• Written problem: Each line containing the word "that" should be found and copied.

• Entries shown:
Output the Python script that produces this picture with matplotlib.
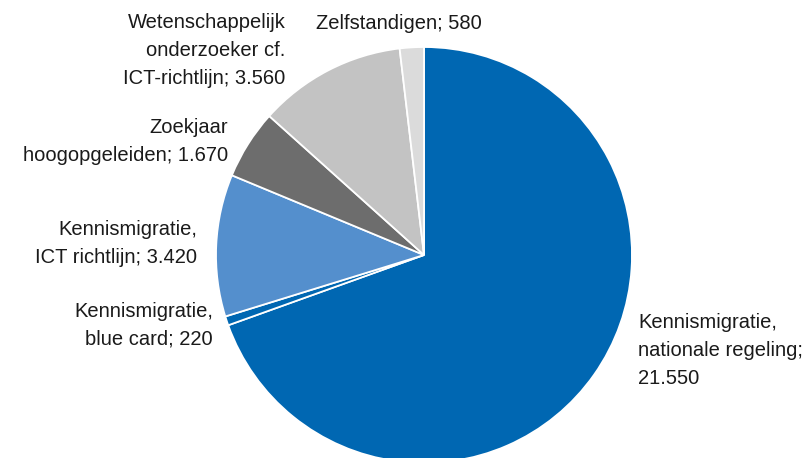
import matplotlib
matplotlib.use("Agg")
import matplotlib.pyplot as plt
import numpy as np

plt.rcParams['font.family'] = ['Liberation Sans', 'DejaVu Sans']

categories = [
    "Kennismigratie,\nnationale regeling;\n21.550",
    "Kennismigratie,\nblue card; 220",
    "Kennismigratie,\nICT richtlijn; 3.420",
    "Zoekjaar\nhoogopgeleiden; 1.670",
    "Wetenschappelijk\nonderzoeker cf.\nICT-richtlijn; 3.560",
    "Zelfstandigen; 580",
]
values = [21550, 220, 3420, 1670, 3560, 580]
colors = ["#0067b2", "#0067b2", "#548fcd", "#6d6d6d", "#c3c3c3", "#dbdbdb"]

# label anchor points (in pie-radius units) and horizontal alignment
label_pos = [(1.03, -0.46), (-1.015, -0.337), (-1.09, 0.053),
             (-0.94, 0.548), (-0.665, 0.985), (-0.12, 1.115)]
label_ha = ["left", "right", "right", "right", "right", "center"]

W, H, DPI = 809, 458, 100
cx, cy, r = 424, 255, 208

fig = plt.figure(figsize=(W / DPI, H / DPI), dpi=DPI)
ax = fig.add_axes([0, 0, 1, 1])
ax.pie(values, colors=colors, startangle=90, counterclock=False, radius=1,
       wedgeprops=dict(edgecolor="white", linewidth=1.3))
ax.set_aspect("auto")
ax.set_xlim(-cx / r, (W - cx) / r)
ax.set_ylim(-(H - cy) / r, cy / r)
ax.axis("off")

for text, (x, y), ha in zip(categories, label_pos, label_ha):
    ax.text(x, y, text, ha=ha, va="center", fontsize=14.5, color="#1a1a1a",
            linespacing=1.6, multialignment=ha)

fig.savefig("out.png", dpi=DPI)
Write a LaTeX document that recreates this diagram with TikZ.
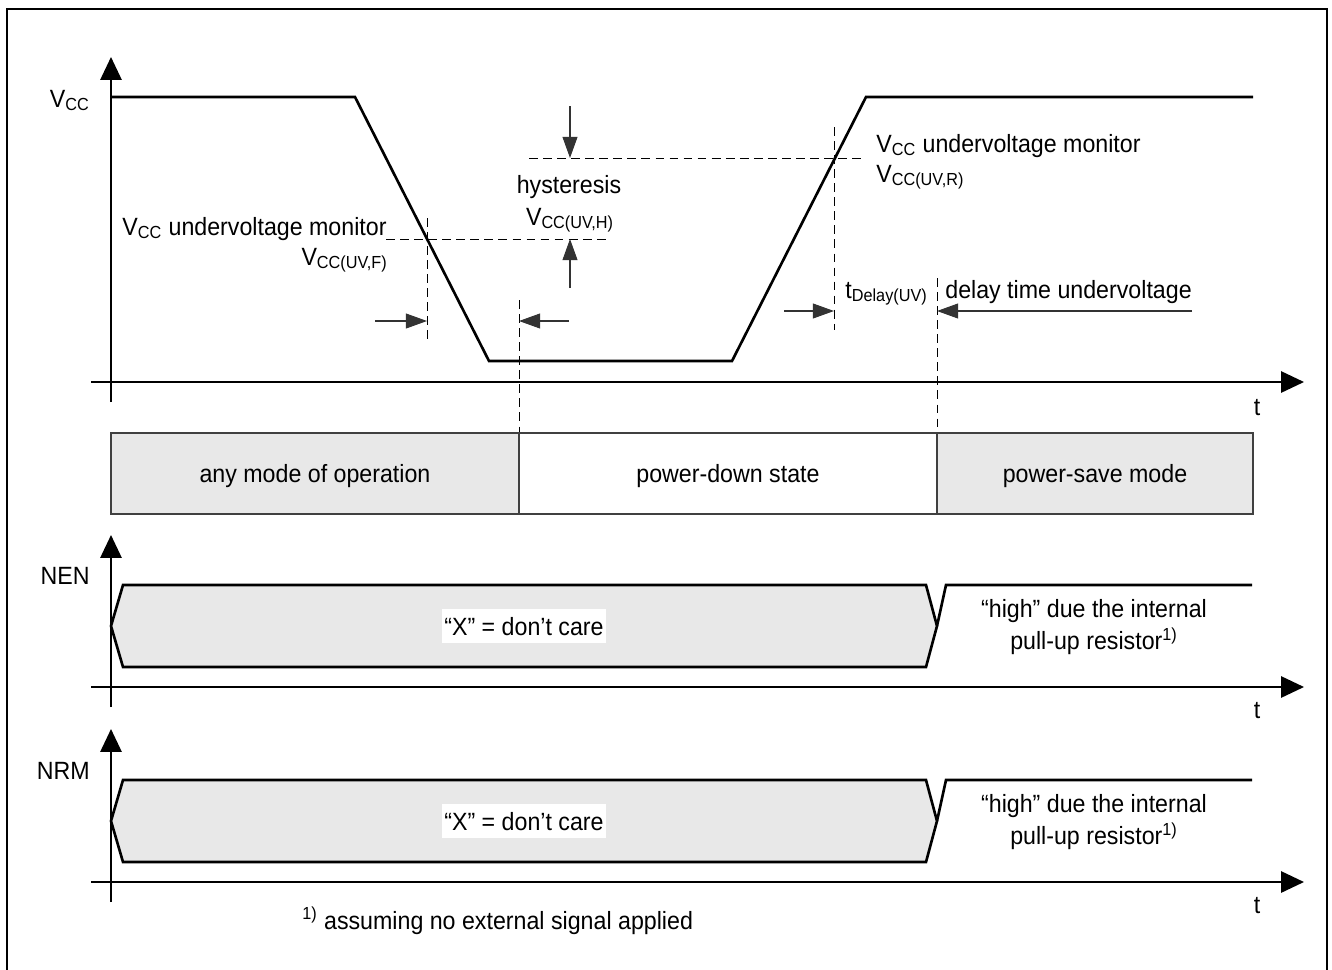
\documentclass[tikz,border=0pt]{standalone}
\usepackage{fontspec}
\setmainfont{Liberation Sans}[FakeStretch=0.93]
\usetikzlibrary{arrows.meta}
\usetikzlibrary{positioning}
\definecolor{modegray}{RGB}{232,232,232}

\begin{document}
\begin{tikzpicture}[x=0.02cm,y=-0.02cm,
        font=\fontsize{14.2}{18.7}\selectfont,
        axis/.style={line width=1.3pt,-{Triangle[length=13pt,width=12pt]}},
        wave/.style={line width=1.5pt,line join=miter},
        guide/.style={line width=0.5pt,dash pattern=on 5pt off 3pt},
        dim/.style={line width=0.6pt,draw=black!80,-{Triangle[length=12pt,width=8.5pt]}},
        modebox/.style={draw=black!75,line width=0.8pt},
        lbl/.style={inner sep=0pt}]
        \useasboundingbox (0,0) rectangle (1332,970);

        % Frame
        \draw[line width=1.1pt] (7,970) -- (7,9) -- (1327,9) -- (1327,970);

        % Vcc curve
        \draw[wave] (111,97) -- (355,97) -- (489,361) -- (732,361) -- (866,97) -- (1253,97);

        % Thresholds
        \draw[guide] (427,218) -- (427,342);
        \draw[guide] (386,239) -- (610,239);
        \draw[guide] (529,158) -- (861,158);
        \draw[guide] (834,127) -- (834,330);
        \draw[guide] (519,300) -- (519,433);
        \draw[guide] (937,278) -- (937,433);
        \draw[dim] (570,106) -- (570,158);
        \draw[dim] (570,288) -- (570,239);
        \draw[dim] (375,321) -- (427,321);
        \draw[dim] (569,321) -- (519,321);
        \draw[dim] (784,311) -- (834,311);
        \draw[dim] (1192,311) -- (937,311);

        % Axes
        \draw[axis] (111,402) -- (111,57);
        \draw[axis] (91,382) -- (1304,382);

        % Labels
        \node[lbl,anchor=base east] (vcc) at (90,107) {V\textsubscript{CC}};
        \node[lbl,anchor=base west] (monf) at (122,235) {V\textsubscript{CC} undervoltage monitor};
        \node[lbl,anchor=base east] (vuvf) at (388,265) {V\textsubscript{CC(UV,F)}};
        \node[lbl,anchor=base] (hyst) at (569,193) {hysteresis};
        \node[lbl,anchor=base] (vuvh) at (570,225) {V\textsubscript{CC(UV,H)}};
        \node[lbl,anchor=base west] (monr) at (876,152) {V\textsubscript{CC} undervoltage monitor};
        \node[lbl,anchor=base west] (vuvr) at (876,182) {V\textsubscript{CC(UV,R)}};
        \node[lbl,anchor=base east] (tdel) at (928,298) {t\textsubscript{Delay(UV)}};
        \node[lbl,anchor=base west] (deltxt) at (945,298) {delay time undervoltage};
        \node[lbl,anchor=base] (t1) at (1257,415) {t};

        % Modes
        \filldraw[modebox,fill=modegray] (111,433) rectangle (519,514);
        \draw[modebox] (519,433) rectangle (937,514);
        \filldraw[modebox,fill=modegray] (937,433) rectangle (1253,514);
        \node[lbl,anchor=base] (anymode) at (315,482) {any mode of operation};
        \node[lbl,anchor=base] (pdown) at (728,482) {power-down state};
        \node[lbl,anchor=base] (psave) at (1095,482) {power-save mode};

        % NEN
        \draw[wave,fill=modegray] (111,626) -- (123,585) -- (926,585) -- (937,626) -- (926,667) -- (123,667) -- cycle;
        \draw[wave] (937,626) -- (946,585) -- (1252,585);
        \draw[axis] (111,707) -- (111,535);
        \draw[axis] (91,687) -- (1304,687);
        \node[lbl,anchor=base east] (nen) at (90,584) {NEN};
        \node[fill=white,inner xsep=1.2pt,inner ysep=4.5pt,anchor=base] (xnen) at (524,635) {“X” = don’t care};
        \node[lbl,align=center] (hinen) at (1094,627) {“high” due the internal\\pull-up resistor\textsuperscript{1)}};
        \node[lbl,anchor=base] (t2) at (1257,718) {t};

        % NRM
        \draw[wave,fill=modegray] (111,821) -- (123,780) -- (926,780) -- (937,821) -- (926,862) -- (123,862) -- cycle;
        \draw[wave] (937,821) -- (946,780) -- (1252,780);
        \draw[axis] (111,902) -- (111,729);
        \draw[axis] (91,882) -- (1304,882);
        \node[lbl,anchor=base east] (nrm) at (90,779) {NRM};
        \node[fill=white,inner xsep=1.2pt,inner ysep=4.5pt,anchor=base] (xnrm) at (524,830) {“X” = don’t care};
        \node[lbl,align=center] (hinrm) at (1094,822) {“high” due the internal\\pull-up resistor\textsuperscript{1)}};
        \node[lbl,anchor=base] (t3) at (1257,913) {t};

        % Footnote
        \node[lbl,anchor=base west] (note) at (302,929) {\textsuperscript{1)} assuming no external signal applied};
    \end{tikzpicture}
\end{document}
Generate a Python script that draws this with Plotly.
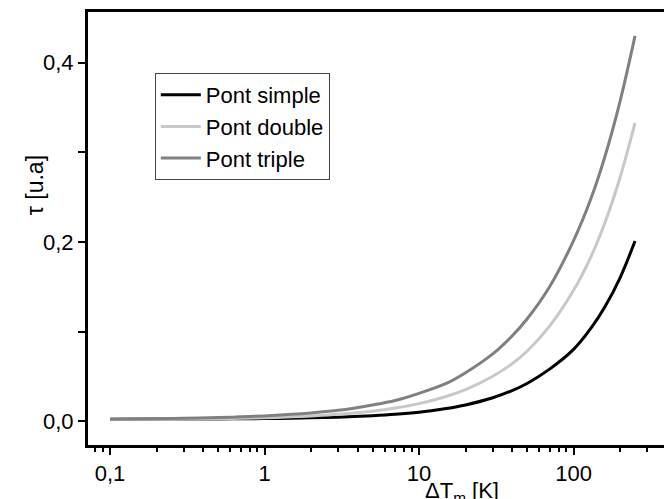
import plotly.graph_objects as go
import numpy as np

# Data
dT = [0.1, 0.2, 0.3, 0.5, 0.7, 1, 1.5, 2, 3, 5, 7, 10, 15, 20, 30, 40, 50, 70, 100, 130, 160, 200, 250]
tau_simple = [0.0021, 0.0022, 0.0022, 0.0024, 0.0026, 0.0028, 0.0032, 0.0036, 0.0044, 0.0060, 0.0075,
              0.0099, 0.014, 0.018, 0.026, 0.034, 0.042, 0.058, 0.080, 0.104, 0.128, 0.160, 0.201]
tau_double = [0.0018, 0.0020, 0.0022, 0.0027, 0.0031, 0.0037, 0.0047, 0.0057, 0.0075, 0.011, 0.0145,
              0.0195, 0.0275, 0.035, 0.050, 0.064, 0.078, 0.106, 0.146, 0.184, 0.222, 0.272, 0.333]
tau_triple = [0.0021, 0.0026, 0.0031, 0.0039, 0.0047, 0.0058, 0.0075, 0.0091, 0.012, 0.018, 0.023,
              0.031, 0.042, 0.054, 0.075, 0.095, 0.114, 0.150, 0.2015, 0.249, 0.296, 0.357, 0.430]
series_names = ["Pont simple", "Pont double", "Pont triple"]
series_colors = ["#000000", "#c8c8c8", "#808080"]

x_tickvals = [0.1, 1, 10, 100]
x_ticktext = ["0,1", "1", "10", "100"]
y_tickvals = [0.0, 0.2, 0.4]
y_ticktext = ["0,0", "0,2", "0,4"]
y_minor = [0.1, 0.3]

minor_x = [m * 10.0 ** e for e in range(-2, 3) for m in range(2, 10)]

FONT = "Liberation Sans, Arial, sans-serif"

fig = go.Figure()
for name, ys, col in zip(series_names, [tau_simple, tau_double, tau_triple], series_colors):
    fig.add_trace(go.Scatter(x=dT, y=ys, mode="lines", name=name,
                             line=dict(color=col, width=3, shape="spline", smoothing=1.0)))

fig.update_layout(
    width=664, height=499,
    margin=dict(l=88, r=0, t=12, b=54),
    paper_bgcolor="white", plot_bgcolor="white",
    font=dict(family=FONT, size=22, color="black"),
    showlegend=True,
    legend=dict(x=0.116, y=0.859, xanchor="left", yanchor="top",
                bgcolor="white", bordercolor="#444444", borderwidth=1,
                font=dict(size=22, family=FONT), tracegroupgap=0, itemwidth=40),
    xaxis=dict(type="log", range=[np.log10(0.072), np.log10(385)],
               showgrid=False, zeroline=False, showline=True, linecolor="black", linewidth=3,
               mirror=True, ticks="outside", ticklen=7, tickwidth=2, tickcolor="black",
               tickvals=x_tickvals, ticktext=x_ticktext, tickfont=dict(size=22),
               minor=dict(tickvals=minor_x, ticks="outside", ticklen=4, tickwidth=2, tickcolor="black")),
    yaxis=dict(range=[-0.0267, 0.4567], showgrid=False, zeroline=False, showline=True,
               linecolor="black", linewidth=3, ticks="outside", ticklen=7, tickwidth=2,
               tickcolor="black", tickvals=y_tickvals, ticktext=y_ticktext, tickfont=dict(size=22),
               minor=dict(tickvals=y_minor, ticks="outside", ticklen=7, tickwidth=2, tickcolor="black")),
)

fig.add_annotation(text="τ [u.a]", xref="paper", yref="paper",
                   x=-0.092, y=0.60, xanchor="center", yanchor="middle", textangle=-90,
                   showarrow=False, font=dict(size=23, family=FONT))
fig.add_annotation(text="ΔT<sub>m</sub> [K]", xref="paper", yref="paper",
                   x=0.649, y=-0.072, xanchor="center", yanchor="top", showarrow=False,
                   font=dict(size=22, family=FONT))

fig.write_html("out.html")
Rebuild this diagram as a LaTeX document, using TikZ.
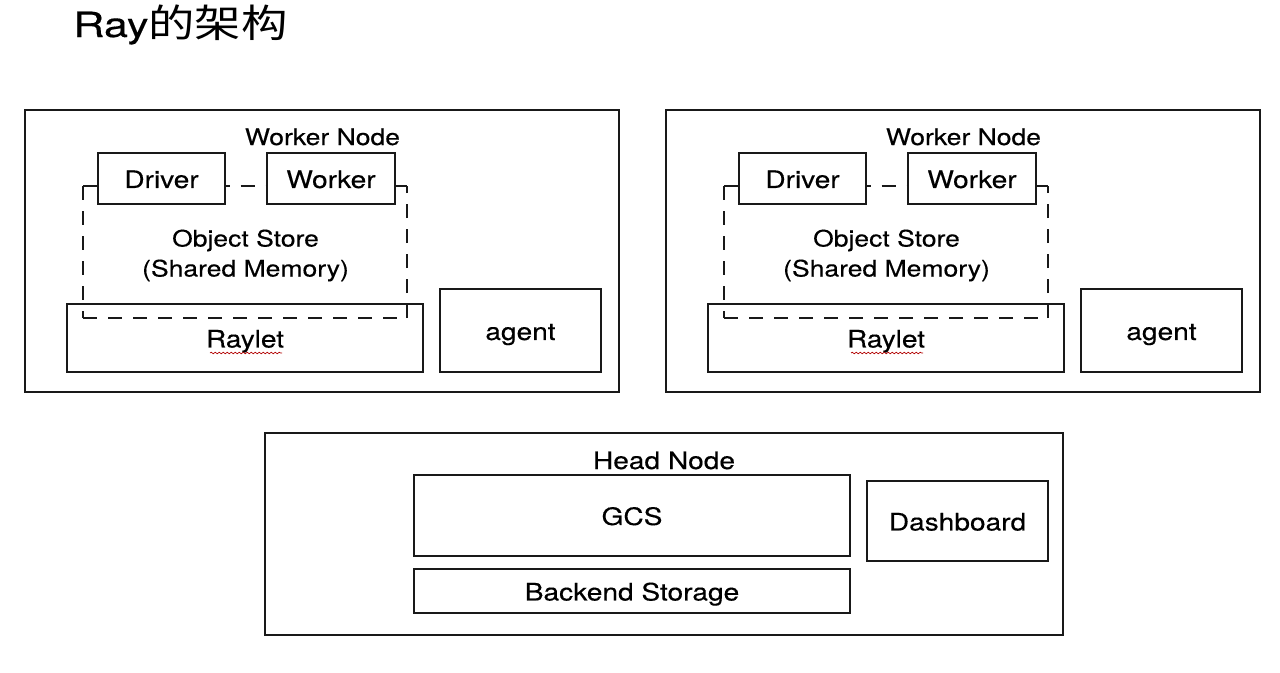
\documentclass[tikz,border=0pt]{standalone}
\usepackage{fontspec}
\setmainfont{TeX Gyre Heros}[FakeStretch=1.17, FakeBold=0.3]
\newfontfamily\titlelat{TeX Gyre Heros}[FakeStretch=1.25, FakeBold=0.3]
\newfontfamily\titlecjk{Noto Sans CJK SC}[FakeStretch=1.2]
\usetikzlibrary{decorations.pathmorphing}
\tikzset{
  box/.style={draw=black!90, line width=1.8pt, inner sep=0pt,
    text height=16pt, text depth=1.8pt},
  osline/.style={draw=black!90, line width=2pt, dash pattern=on 10.5pt off 8.25pt},
  lbl/.style={inner sep=0pt, anchor=base, font=\fontsize{17}{20}\selectfont},
  squig/.style={draw=red!70!black, line width=0.5pt, decorate,
    decoration={snake, amplitude=0.6pt, segment length=3pt}},
}
\newcommand\bx[7][]{%
  \node[box,#1, minimum width={(#5-#3)*0.75pt}, minimum height={(#6-#4)*0.75pt}]
    (#2) at ({(#3+#5)/2},{(#4+#6)/2}) {#7};}
\newcommand\WorkerNodeDraw{%
  \bx{outer}{25}{110}{619}{392}{}
  \node[lbl] (wnlabel) at (322.5,145) {Worker Node};
  \bx{driver}{98}{153}{225}{204}{Driver}
  \bx{worker}{267}{153}{395}{204}{Worker}
  \bx{raylet}{67}{304}{423}{372}{Raylet}
  \bx{agent}{440}{289}{601}{372}{agent}
  \node[lbl] (oslabelA) at (245.5,246.5) {Object Store};
  \node[lbl] (oslabelB) at (245.5,276.5) {(Shared Memory)};
  \coordinate (osA) at (83,186);
  \coordinate (osB) at (83,318);
  \coordinate (osC) at (407,318);
  \coordinate (osD) at (407,186);
  \draw[osline] (driver.west |- osA) -- (osA);
  \draw[osline] (osA) -- (osB);
  \draw[osline] (osB) -- (osC);
  \draw[osline] (osC) -- (osD);
  \draw[osline] (osD) -- (worker.east |- osD);
  \draw[osline, dash phase=8pt] (driver.east |- osA) -- (worker.west |- osA);
  \coordinate (sqA) at (210,353);
  \coordinate (sqB) at (282,353);
  \draw[squig] (sqA) -- (sqB);
}
\begin{document}
\begin{tikzpicture}[x=0.75pt,y=-0.75pt, font=\fontsize{18}{22}\selectfont]
\useasboundingbox[fill=white] (0,0) rectangle (1280,672);
\node[anchor=base west, inner sep=0pt] (title) at (73,37)
  {{\titlelat\fontsize{26}{30}\selectfont Ray}{\titlecjk\fontsize{29}{30}\selectfont 的架构}};
\begin{scope}[name prefix=L-]
  \WorkerNodeDraw
\end{scope}
\begin{scope}[xshift=480.75pt, name prefix=R-]
  \WorkerNodeDraw
\end{scope}
\bx{head}{265}{433}{1063}{635}{}
\node[lbl, font=\fontsize{18}{22}\selectfont] (headlabel) at (664,469) {Head Node};
\bx{gcs}{414}{475}{850}{556}{GCS}
\bx{backend}{414}{569}{850}{613}{Backend Storage}
\bx{dashboard}{867}{481}{1048}{561}{Dashboard}
\end{tikzpicture}
\end{document}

• Written solution:
Output the Python script that produces this picture with matplotlib.
Write a LaTeX document that recreates this diagram with TikZ.
Generate a Python script that draws this with Plotly.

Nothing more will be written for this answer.